Leave the pictures out. Retype exactly the lines below from the one containing "What React, TypeScript" through the one containing "import * as d3 from 'd3';", and no others.

______

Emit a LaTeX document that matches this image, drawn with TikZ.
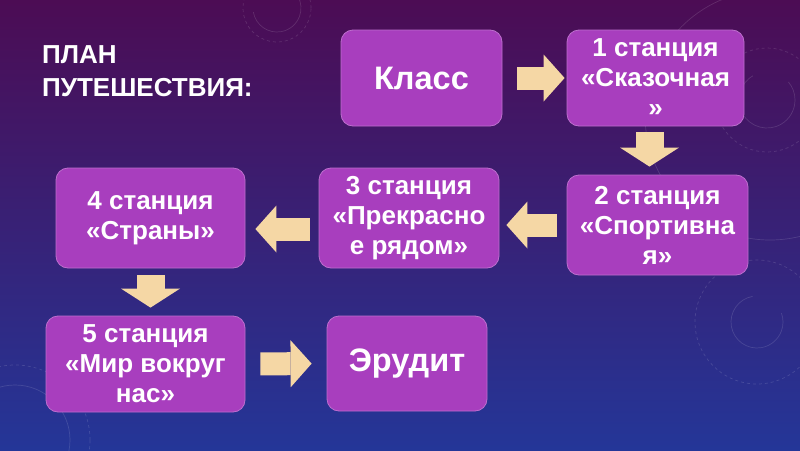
\documentclass[tikz,border=0pt]{standalone}
\usepackage{fontspec}
\setmainfont{Liberation Sans}
\usetikzlibrary{arrows.meta}
\definecolor{bgtop}{RGB}{76,12,84}
\definecolor{bgmid}{RGB}{56,28,112}
\definecolor{bgbot}{RGB}{36,54,152}
\definecolor{stationc}{RGB}{168,62,190}
\definecolor{arrowc}{RGB}{245,215,165}
\tikzset{
  station/.style={rectangle, rounded corners=12pt, fill=stationc, draw=stationc!75!white,
                  line width=0.8pt, text=white, align=center, inner sep=2pt,
                  font=\fontsize{26}{30}\selectfont\bfseries},
  bigstation/.style={station, font=\fontsize{32.5}{36}\selectfont\bfseries},
  flow/.style={draw=arrowc, line width=23pt,
               -{Triangle[width=47pt,length=21pt,line width=0pt]}},
  flowdown/.style={draw=arrowc, line width=28pt,
               -{Triangle[width=59pt,length=19pt,line width=0pt]}},
  title/.style={text=white, font=\fontsize{26}{33}\selectfont\bfseries, align=left,
                inner sep=0pt, anchor=north west},
  deco/.style={draw=white, opacity=0.13, line width=0.7pt},
  decodash/.style={deco, dashed}
}

\begin{document}
\begin{tikzpicture}[x=1pt, y=-1pt]
\useasboundingbox (0,0) rectangle (800,450);
\shade[top color=bgtop, middle color=bgmid, bottom color=bgbot] (0,0) rectangle (800,450);
% faint circles in the background
\draw[deco] (277,8) ++(190:24pt) arc[start angle=190, end angle=390, radius=24pt];
\draw[decodash] (277,8) circle[radius=34pt];
\draw[deco] (767,100) ++(120:28pt) arc[start angle=120, end angle=400, radius=28pt];
\draw[decodash] (767,100) circle[radius=52pt];
\draw[deco] (770,115) circle[radius=125pt];
\draw[deco] (757,322) ++(100:26pt) arc[start angle=100, end angle=380, radius=26pt];
\draw[decodash] (757,322) circle[radius=62pt];
\draw[deco] (15,440) circle[radius=55pt];
\draw[decodash] (15,440) circle[radius=75pt];

\node[title] (plan) at (42,45) {ПЛАН\\ПУТЕШЕСТВИЯ:};

\node[bigstation, minimum width=161pt, minimum height=96pt] (klass) at (421.5,78) {Класс};
\node[station, minimum width=177pt, minimum height=96pt] (st1) at (655.5,78) {1 станция\\«Сказочная\\»};
\node[station, minimum width=181pt, minimum height=100pt] (st2) at (657.5,225) {2 станция\\«Спортивна\\я»};
\node[station, minimum width=180pt, minimum height=100pt] (st3) at (409,218) {3 станция\\«Прекрасно\\е рядом»};
\node[station, minimum width=189pt, minimum height=100pt] (st4) at (150.5,218) {4 станция\\«Страны»};
\node[station, minimum width=199pt, minimum height=96pt] (st5) at (145.5,364) {5 станция\\«Мир вокруг\\нас»};
\node[bigstation, minimum width=160pt, minimum height=95pt] (erudit) at (407,363.5) {Эрудит};

\draw[flow, shorten <=15pt, shorten >=2pt] (klass.east) -- (st1.west);
\draw[flowdown, shorten <=6pt, shorten >=8pt] ([xshift=-6pt]st1.south) -- ([xshift=-6pt]st1.south |- st2.north);
\draw[flow, shorten <=10pt, shorten >=7pt] (st2.west) -- (st2.west -| st3.east);
\draw[flow, shorten <=9pt, shorten >=10pt] ([yshift=-11pt]st3.west) -- ([yshift=-11pt]st4.east);
\draw[flowdown, shorten <=7pt, shorten >=8pt] (st4.south) -- (st4.south |- st5.north);
\draw[flow, shorten <=15pt, shorten >=15pt] (st5.east) -- (erudit.west);
\end{tikzpicture}
\end{document}
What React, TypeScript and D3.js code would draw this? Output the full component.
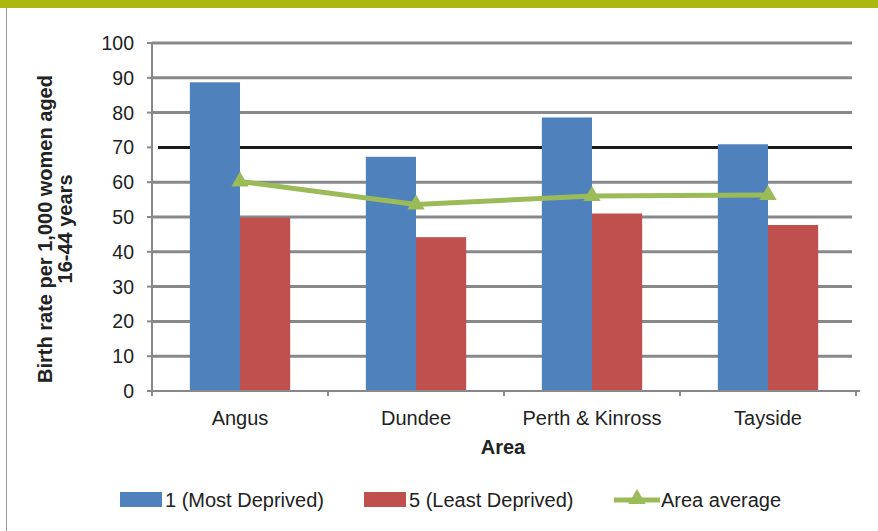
import React from 'react';
import * as d3 from 'd3';

const areas = ['Angus', 'Dundee', 'Perth & Kinross', 'Tayside'];
const seriesNames = ['1 (Most Deprived)', '5 (Least Deprived)'];
const mostDeprived = [88.7, 67.3, 78.6, 70.9];
const leastDeprived = [49.8, 44.2, 51.0, 47.7];
const areaAverage = [60.2, 53.6, 56.0, 56.3];
const yTicks = [0, 10, 20, 30, 40, 50, 60, 70, 80, 90, 100];

const W = 878;
const H = 531;
const colors = { blue: '#4f81bd', red: '#c0504d', green: '#9bbb59' };
const font = '"Liberation Sans", Arial, sans-serif';

const App = () => {
    const margin = { left: 152, right: 22, top: 43, bottom: 140 };
    const plotRight = W - margin.right;
    const plotBottom = H - margin.bottom;

    const x0 = d3.scaleBand<string>()
        .domain(areas)
        .range([margin.left, plotRight])
        .paddingInner(0.43)
        .paddingOuter(0.215);

    const x1 = d3.scaleBand<string>()
        .domain(seriesNames)
        .range([0, x0.bandwidth()]);

    const y = d3.scaleLinear().domain([0, 100]).range([plotBottom, margin.top]);

    const step = x0.step();
    const boundaries = d3.range(areas.length + 1).map(i => margin.left + i * step);
    const center = (a: string) => (x0(a) ?? 0) + x0.bandwidth() / 2;

    const line = d3.line<number>()
        .x((_, i) => center(areas[i]))
        .y(d => y(d));

    const tri = d3.symbol().type(d3.symbolTriangle).size(130)();

    const barSeries = [
        { name: seriesNames[0], values: mostDeprived, color: colors.blue },
        { name: seriesNames[1], values: leastDeprived, color: colors.red },
    ];

    return (
        <svg width={W} height={H} style={{ position: 'absolute', left: 0, top: 0, background: '#fff' }}>
            {/* header band */}
            <rect x={0} y={0} width={W} height={8} fill="#abb80e" />
            <line x1={6.5} x2={6.5} y1={8} y2={H} stroke="#9a9a9a" strokeWidth={1} />

            {/* grid lines */}
            {yTicks.filter(t => t > 0).map(t => (
                <line key={t} x1={t === 70 ? 158 : margin.left} x2={plotRight - 4} y1={y(t)} y2={y(t)}
                    stroke={t === 70 ? '#1a1a1a' : '#86888a'} strokeWidth={3} />
            ))}

            {/* y axis */}
            <line x1={margin.left} x2={margin.left} y1={margin.top} y2={plotBottom} stroke="#86888a" strokeWidth={2} />
            {yTicks.map(t => (
                <g key={t}>
                    <line x1={margin.left - 5} x2={margin.left} y1={y(t)} y2={y(t)} stroke="#86888a" strokeWidth={2} />
                    <text x={134} y={y(t)} dy="0.36em" textAnchor="end" fontFamily={font} fontSize={19.5} fill="#222">{t}</text>
                </g>
            ))}

            {/* bars */}
            {barSeries.map(s => (
                <g key={s.name}>
                    {areas.map((a, i) => (
                        <rect key={a}
                            x={(x0(a) ?? 0) + (x1(s.name) ?? 0)}
                            y={y(s.values[i])}
                            width={x1.bandwidth()}
                            height={plotBottom - y(s.values[i])}
                            fill={s.color} />
                    ))}
                </g>
            ))}

            {/* x axis */}
            <line x1={margin.left} x2={plotRight + 4} y1={plotBottom} y2={plotBottom} stroke="#86888a" strokeWidth={2} />
            {boundaries.map((b, i) => (
                <line key={i} x1={b} x2={b} y1={plotBottom} y2={plotBottom + 5} stroke="#86888a" strokeWidth={2} />
            ))}
            {areas.map(a => (
                <text key={a} x={center(a)} y={425} textAnchor="middle" fontFamily={font} fontSize={20} fill="#222">{a}</text>
            ))}
            <text x={(margin.left + plotRight) / 2 - 1} y={454} textAnchor="middle" fontFamily={font} fontSize={20} fontWeight="bold" fill="#222">Area</text>

            {/* area average line */}
            <path d={line(areaAverage) ?? ''} fill="none" stroke={colors.green} strokeWidth={5} />
            {areaAverage.map((v, i) => (
                <path key={i} d={tri ?? ''} transform={`translate(${center(areas[i])},${y(v)})`} fill={colors.green} />
            ))}

            {/* y title */}
            <g transform="translate(0,229) rotate(-90)" fontFamily={font} fontSize={20} fontWeight="bold" fill="#222" textAnchor="middle">
                <text x={0} y={52}>Birth rate per 1,000 women aged</text>
                <text x={0} y={72}>16-44 years</text>
            </g>

            {/* legend */}
            <g fontFamily={font} fontSize={20} fill="#222">
                <rect x={120} y={492} width={42} height={15} fill={colors.blue} />
                <text x={165} y={507}>{seriesNames[0]}</text>
                <rect x={364} y={492} width={42} height={15} fill={colors.red} />
                <text x={409} y={507}>{seriesNames[1]}</text>
                <line x1={614} x2={660} y1={500} y2={500} stroke={colors.green} strokeWidth={5} />
                <path d={tri ?? ''} transform="translate(637,499)" fill={colors.green} />
                <text x={661} y={507}>Area average</text>
            </g>
        </svg>
    );
};

export default App;
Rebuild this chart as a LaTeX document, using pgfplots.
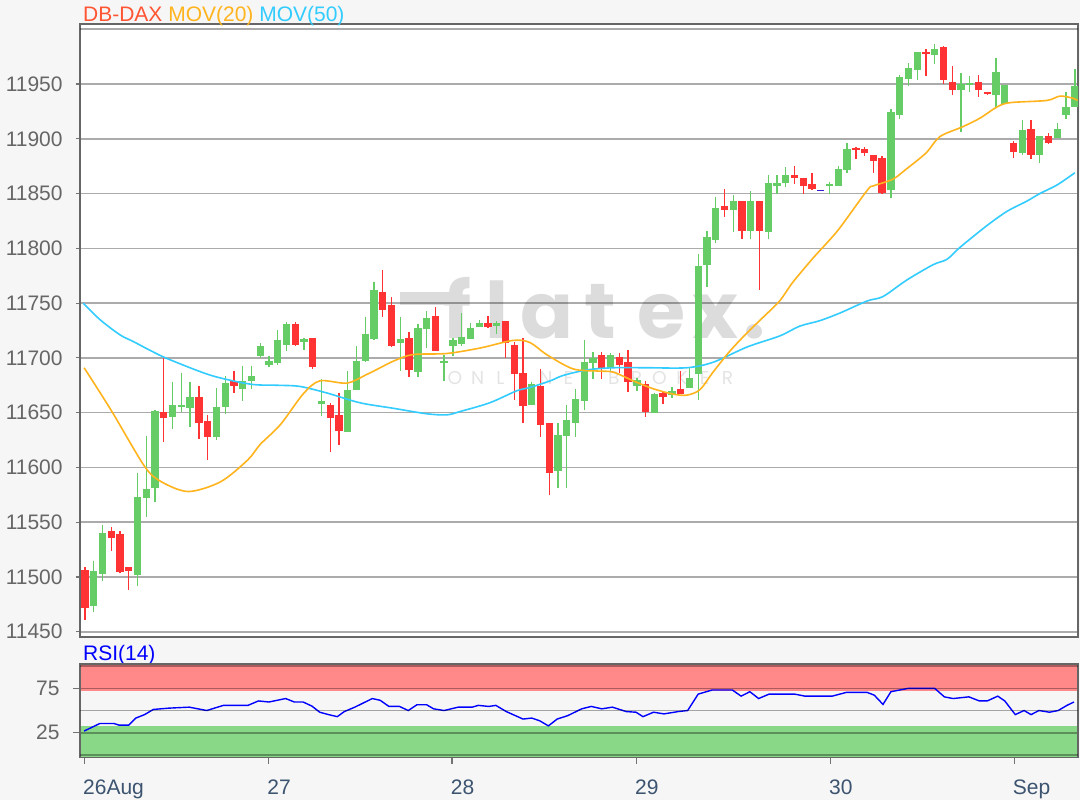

______

### Exercise result
What React, TypeScript and D3.js code would draw this? Output the full component.
import React from 'react';
import * as d3 from 'd3';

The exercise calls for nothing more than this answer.